The Digital Euro proposes no interest on CBDC holdings. A student argues: "If the Digital Euro pays no interest and has a EUR 3,000 holding limit, why would anyone use it instead of a bank account?" What is the best response?

  • (A) The Digital Euro is not designed to replace bank accounts
  • (B) Bank accounts will be banned once the Digital Euro launches
  • (C) Nobody would use it -- the design is flawed
  • (D) The ECB will eventually add interest to attract users
Answer: (A) The Digital Euro fills a gap that bank deposits do not: it is central bank money (risk-free), designed for privacy-preserving small payments (like cash), usable offline, and universally accepted across the eurozone. It complements cash and bank accounts rather than replacing them -- the holding limit and no-interest rule are deliberate design choices to prevent competition with bank deposits.

Question 20

The lecture ends by noting that 134 countries (98% of global GDP) are exploring CBDCs, but the US has no active CBDC project. A student argues: "The US is falling behind." Using the lecture's framework, evaluate this claim.

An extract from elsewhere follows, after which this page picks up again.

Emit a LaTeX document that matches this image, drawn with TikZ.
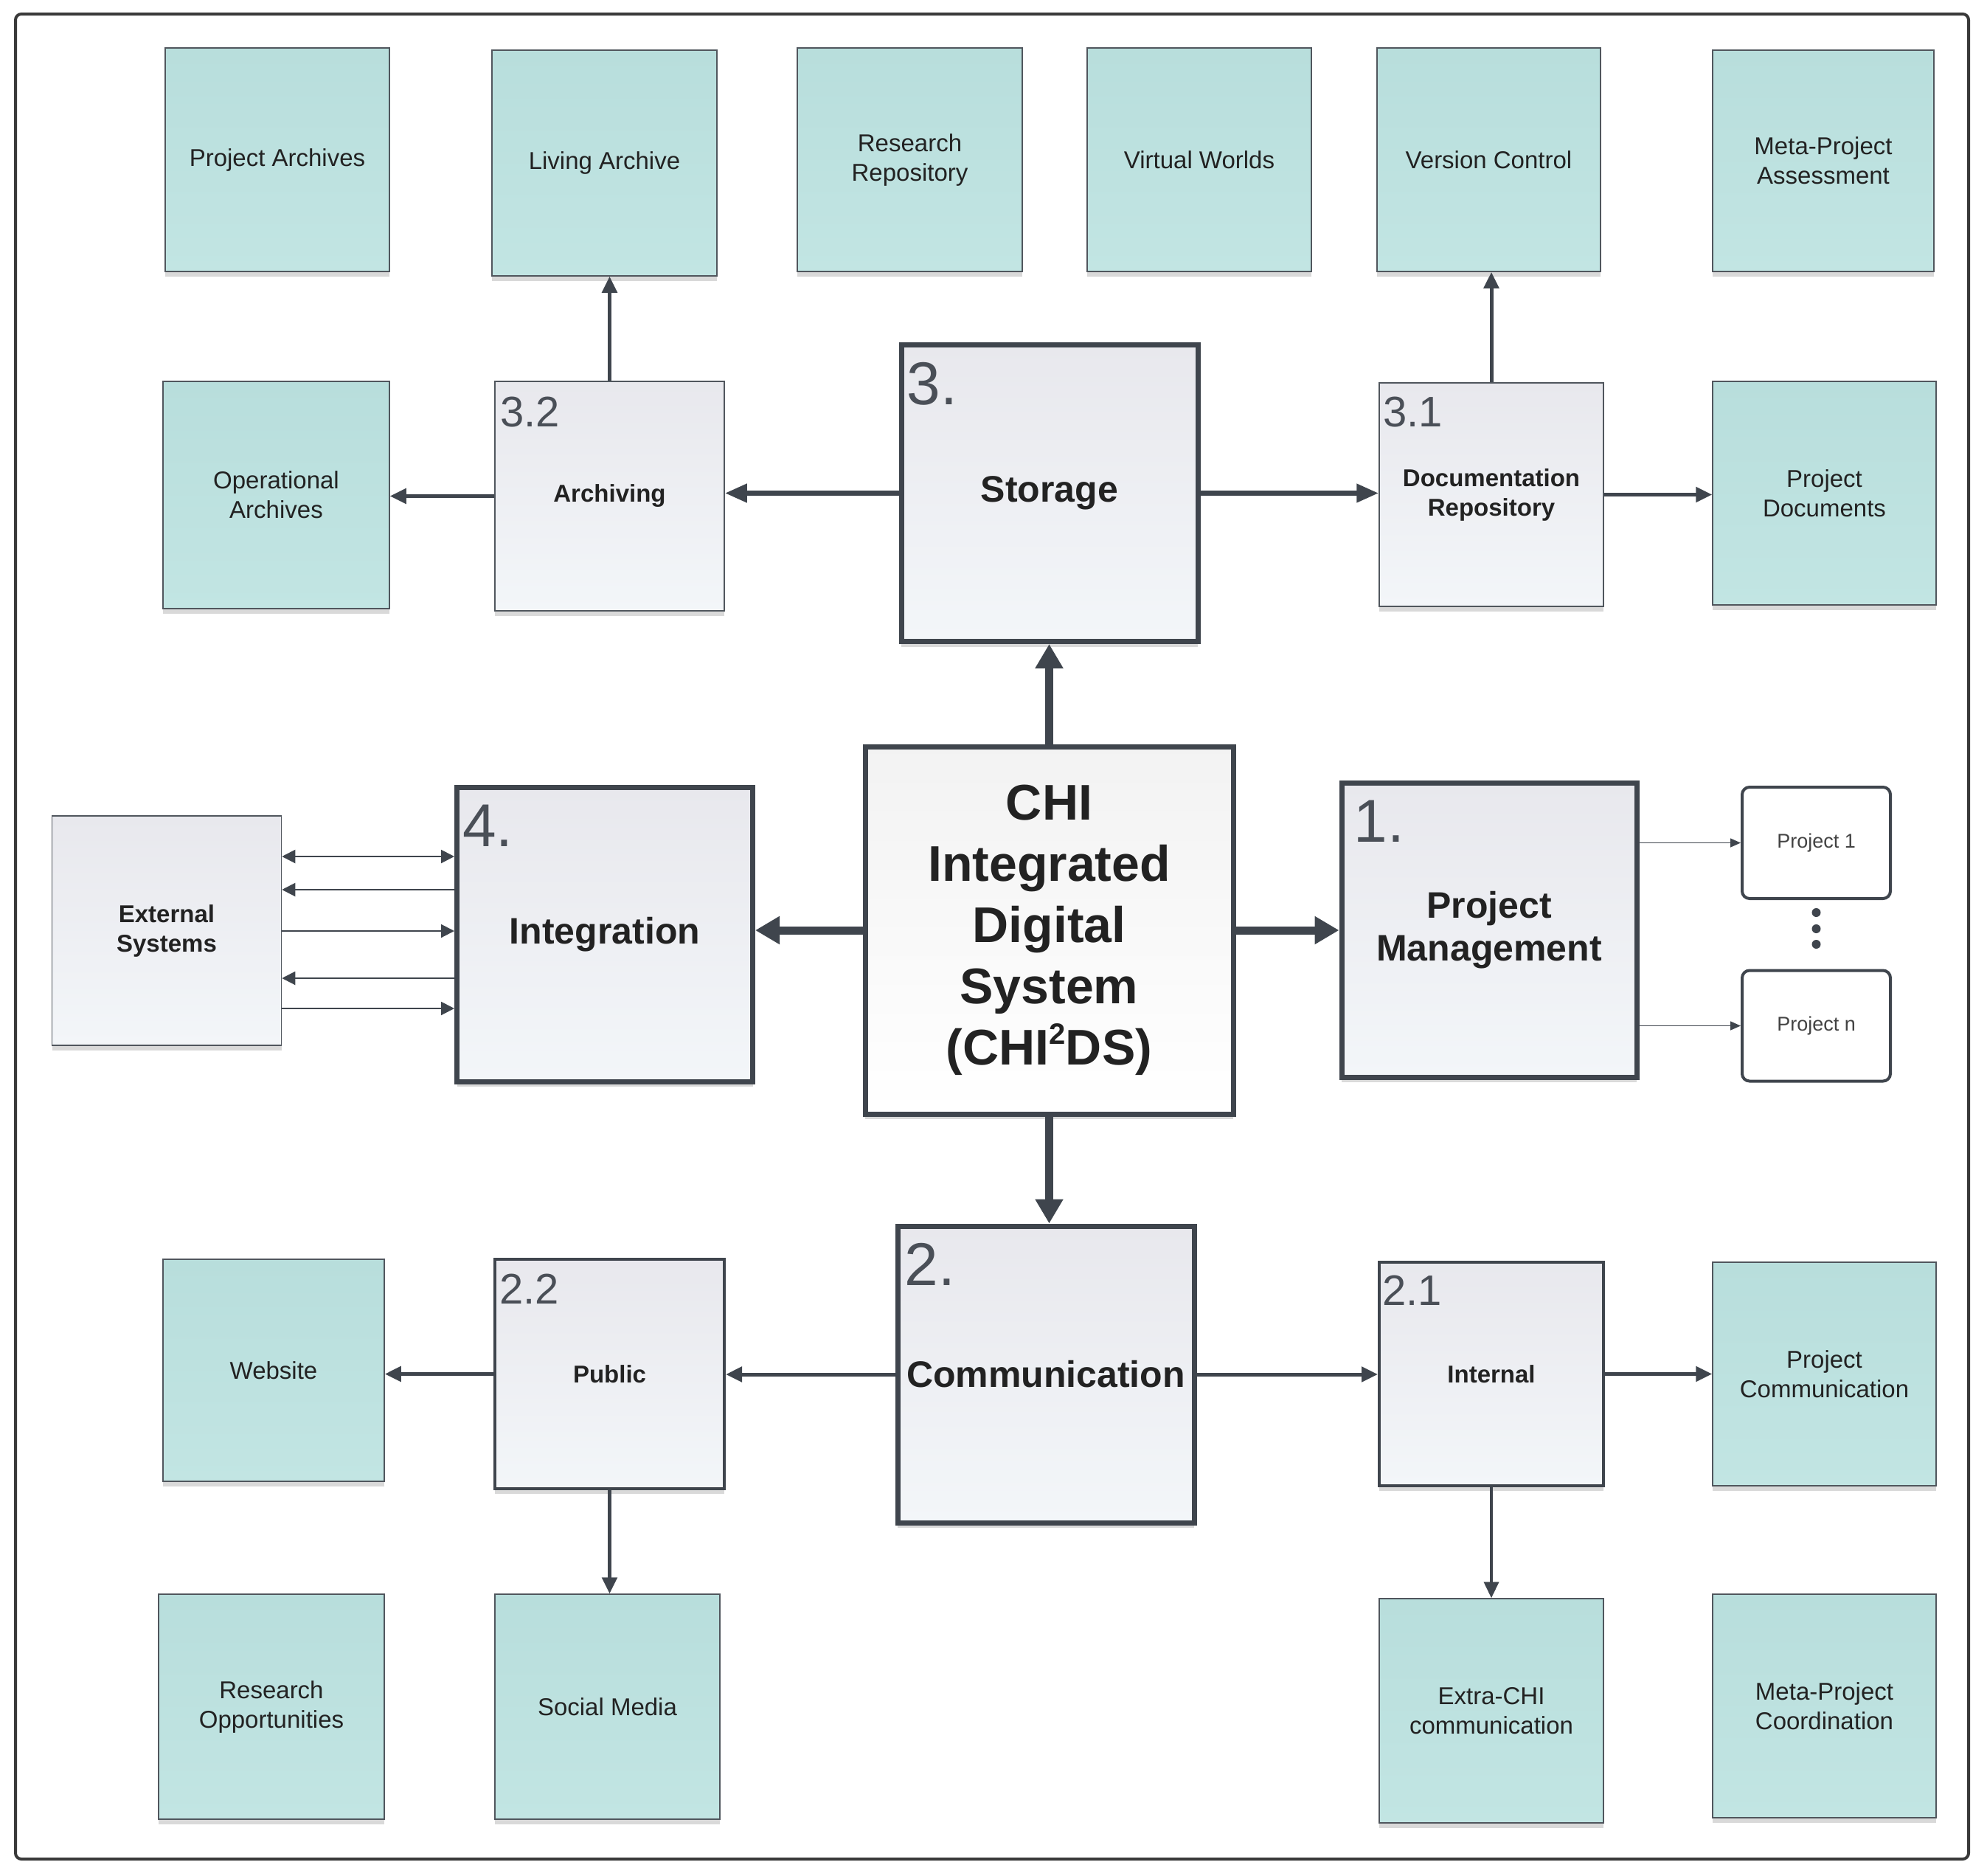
\documentclass[tikz,border=0pt]{standalone}
\usepackage{fontspec}
\setmainfont{Liberation Sans}
\usetikzlibrary{arrows.meta,shadows,calc}
\definecolor{tealtop}{HTML}{B8DEDC}
\definecolor{tealbot}{HTML}{C2E5E3}
\definecolor{graytop}{HTML}{E8E8ED}
\definecolor{graybot}{HTML}{F3F6F9}
\definecolor{linec}{HTML}{3F454D}
\definecolor{thinb}{HTML}{50565D}
\definecolor{txtc}{HTML}{222222}
\definecolor{numc}{HTML}{4A4F57}
\definecolor{framec}{HTML}{3A3A3A}
\tikzset{
  shad/.style={drop shadow={shadow xshift=0pt, shadow yshift=-7pt, opacity=0.15, fill=black}},
  tealbox/.style={draw=thinb, line width=1.5pt, top color=tealtop, bottom color=tealbot, shad,
    align=center, text=txtc, inner sep=2pt, font=\fontsize{33}{40}\selectfont},
  subbox/.style={draw=thinb, line width=1.5pt, top color=graytop, bottom color=graybot, shad,
    align=center, text=txtc, inner sep=2pt, font=\bfseries\fontsize{33}{40}\selectfont},
  subboxb/.style={subbox, draw=linec, line width=4pt},
  mainbox/.style={draw=linec, line width=7pt, top color=graytop, bottom color=graybot, shad,
    align=center, text=txtc, inner sep=2pt, font=\bfseries\fontsize{50}{58}\selectfont},
  chibox/.style={draw=linec, line width=7pt, top color=white!95!black, bottom color=white, shad,
    align=center, text=txtc, inner sep=2pt, font=\bfseries\fontsize{68}{83}\selectfont},
  projbox/.style={draw=linec, line width=4pt, fill=white, rounded corners=10pt,
    align=center, text=txtc!85!white, inner sep=2pt, font=\fontsize{27}{32}\selectfont},
  numlab/.style={anchor=north west, inner sep=0pt, text=numc, font=\fontsize{58}{58}\selectfont},
  bignum/.style={anchor=north west, inner sep=0pt, text=numc, font=\fontsize{82}{82}\selectfont},
  bigarr/.style={draw=linec, line width=11pt, -{Triangle[length=33pt,width=36pt]}},
  medarr/.style={draw=linec, line width=7pt, -{Triangle[length=30pt,width=24pt]}},
  subarr/.style={draw=linec, line width=5pt, -{Triangle[length=22pt,width=20pt]}},
  thinarr/.style={draw=linec, line width=2pt},
  tinyarr/.style={draw=linec, line width=1.5pt, -{Triangle[length=14pt,width=12pt]}},
}
\begin{document}
\begin{tikzpicture}[x=1pt,y=-1pt]
\useasboundingbox (0,0) rectangle (2694,2543);
\draw[framec, line width=4pt, rounded corners=8pt] (21,19) rectangle (2669,2520);

% top row
\node[tealbox, minimum width=304pt, minimum height=303pt] (pa)  at (376,216.5)   {Project Archives};
\node[tealbox, minimum width=305pt, minimum height=306pt] (la)  at (819.5,221)   {Living Archive};
\node[tealbox, minimum width=305pt, minimum height=303pt] (rr)  at (1233.5,216.5){Research\\Repository};
\node[tealbox, minimum width=304pt, minimum height=303pt] (vw)  at (1626,216.5)  {Virtual Worlds};
\node[tealbox, minimum width=303pt, minimum height=303pt] (vc)  at (2018.5,216.5){Version Control};
\node[tealbox, minimum width=300pt, minimum height=300pt] (mpa) at (2472,218)    {Meta-Project\\Assessment};

% second row
\node[tealbox, minimum width=307pt, minimum height=308pt] (oa)  at (374.5,671)   {Operational\\Archives};
\node[subbox,  minimum width=311pt, minimum height=311pt] (arch) at (826.5,672.5) {Archiving};
\node[mainbox, minimum width=402pt, minimum height=402pt] (sto) at (1423,668.5)  {Storage};
\node[subbox,  minimum width=304pt, minimum height=303pt] (doc) at (2022,670.5)  {Documentation\\Repository};
\node[tealbox, minimum width=303pt, minimum height=303pt] (pd)  at (2473.5,668.5){Project\\Documents};

% middle row
\node[subbox,  minimum width=311pt, minimum height=311pt] (ext) at (226,1261.5) {External\\Systems};
\node[mainbox, minimum width=401pt, minimum height=399pt] (integ) at (820,1266.5) {Integration};
\node[chibox,  minimum width=499pt, minimum height=498pt] (chi) at (1422.5,1261) {CHI\\Integrated\\Digital\\System\\(CHI\raisebox{0.42em}{\fontsize{40}{40}\selectfont 2}DS)};
\node[mainbox, minimum width=400pt, minimum height=399pt] (pm)  at (2019,1260.5) {Project\\Management};
\node[projbox, minimum width=201pt, minimum height=151pt] (p1)  at (2462.5,1142.5) {Project 1};
\node[projbox, minimum width=201pt, minimum height=150pt] (pn)  at (2462.5,1390.5) {Project n};

% bottom rows
\node[tealbox, minimum width=300pt, minimum height=301pt] (web) at (371,1857.5)  {Website};
\node[subboxb, minimum width=311pt, minimum height=311pt] (pub) at (826.5,1862.5){Public};
\node[mainbox, minimum width=402pt, minimum height=402pt] (comm) at (1418,1863)  {Communication};
\node[subboxb, minimum width=304pt, minimum height=303pt] (int) at (2022,1862.5) {Internal};
\node[tealbox, minimum width=303pt, minimum height=303pt] (pc)  at (2473.5,1862.5){Project\\Communication};
\node[tealbox, minimum width=306pt, minimum height=305pt] (ro)  at (368,2313.5)  {Research\\Opportunities};
\node[tealbox, minimum width=305pt, minimum height=305pt] (sm)  at (823.5,2313.5){Social Media};
\node[tealbox, minimum width=304pt, minimum height=304pt] (ec)  at (2022,2319)   {Extra-CHI\\communication};
\node[tealbox, minimum width=303pt, minimum height=303pt] (mpc) at (2473.5,2312.5){Meta-Project\\Coordination};

% number labels
\node[bignum] (n3)  at ([xshift=11pt,yshift=-27pt]sto.north west)   {3.};
\node[bignum] (n4)  at ([xshift=11pt,yshift=-27pt]integ.north west) {4.};
\node[bignum] (n1)  at ([xshift=20pt,yshift=-27pt]pm.north west)    {1.};
\node[bignum] (n2)  at ([xshift=13pt,yshift=-27pt]comm.north west)  {2.};
\node[numlab] (n32) at ([xshift=8pt,yshift=-22pt]arch.north west)  {3.2};
\node[numlab] (n31) at ([xshift=6pt,yshift=-20pt]doc.north west)   {3.1};
\node[numlab] (n22) at ([xshift=8pt,yshift=-22pt]pub.north west)   {2.2};
\node[numlab] (n21) at ([xshift=6pt,yshift=-20pt]int.north west)   {2.1};

% main arrows from CHI
\draw[bigarr] (chi.north) -- (chi.north |- sto.south);
\draw[bigarr] (chi.south) -- (chi.south |- comm.north);
\draw[bigarr] (chi.west) -- (chi.west -| integ.east);
\draw[bigarr] (chi.east) -- (chi.east -| pm.west);

% storage branch
\draw[medarr] (sto.west) -- (sto.west -| arch.east);
\draw[medarr] (sto.east) -- (sto.east -| doc.west);
\draw[subarr] (arch.west) -- (arch.west -| oa.east);
\draw[subarr] (arch.north) -- (arch.north |- la.south);
\draw[subarr] (doc.north) -- (doc.north |- vc.south);
\draw[subarr] (doc.east) -- (doc.east -| pd.west);

% communication branch
\draw[subarr] (comm.west) -- (comm.west -| pub.east);
\draw[subarr] (pub.west) -- (pub.west -| web.east);
\draw[subarr] (pub.south) -- (pub.south |- sm.north);
\draw[subarr] (comm.east) -- (comm.east -| int.west);
\draw[subarr] (int.east) -- (int.east -| pc.west);
\draw[subarr, line width=4pt] (int.south) -- (int.south |- ec.north);

% project management
\draw[tinyarr] (pm.east |- p1.west) -- (p1.west);
\draw[tinyarr] (pm.east |- pn.west) -- (pn.west);
\fill[linec] (p1.south |- 0,1237) circle (6pt);
\fill[linec] (p1.south |- 0,1259) circle (6pt);
\fill[linec] (p1.south |- 0,1280) circle (6pt);

% external systems
\draw[thinarr, {Triangle[length=18pt,width=18pt]}-{Triangle[length=18pt,width=18pt]}] (ext.east |- 0,1161) -- (integ.west |- 0,1161);
\draw[thinarr, {Triangle[length=18pt,width=18pt]}-] (ext.east |- 0,1206) -- (integ.west |- 0,1206);
\draw[thinarr, -{Triangle[length=18pt,width=18pt]}] (ext.east |- 0,1262) -- (integ.west |- 0,1262);
\draw[thinarr, {Triangle[length=18pt,width=18pt]}-] (ext.east |- 0,1326) -- (integ.west |- 0,1326);
\draw[thinarr, -{Triangle[length=18pt,width=18pt]}] (ext.east |- 0,1367) -- (integ.west |- 0,1367);
\end{tikzpicture}
\end{document}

  • (A) CBDCs are irrelevant for the world's reserve currency
  • (B) The claim oversimplifies: the US chose FedNow over a CBDC
  • (C) The US does not need any payment innovation
  • (D) The student is completely correct -- the US will be left behind
Answer: (B) The US addressed the speed problem with FedNow (24/7 real-time settlement) without creating a new form of money. Whether it is "falling behind" depends on the question: if CBDCs mainly solve payment speed, FedNow already does that. If CBDCs solve financial inclusion, cross-border settlement, or programmable payments, the US may face a strategic gap -- but the political costs of a US CBDC (privacy concerns, banking system impact) may explain the cautious approach.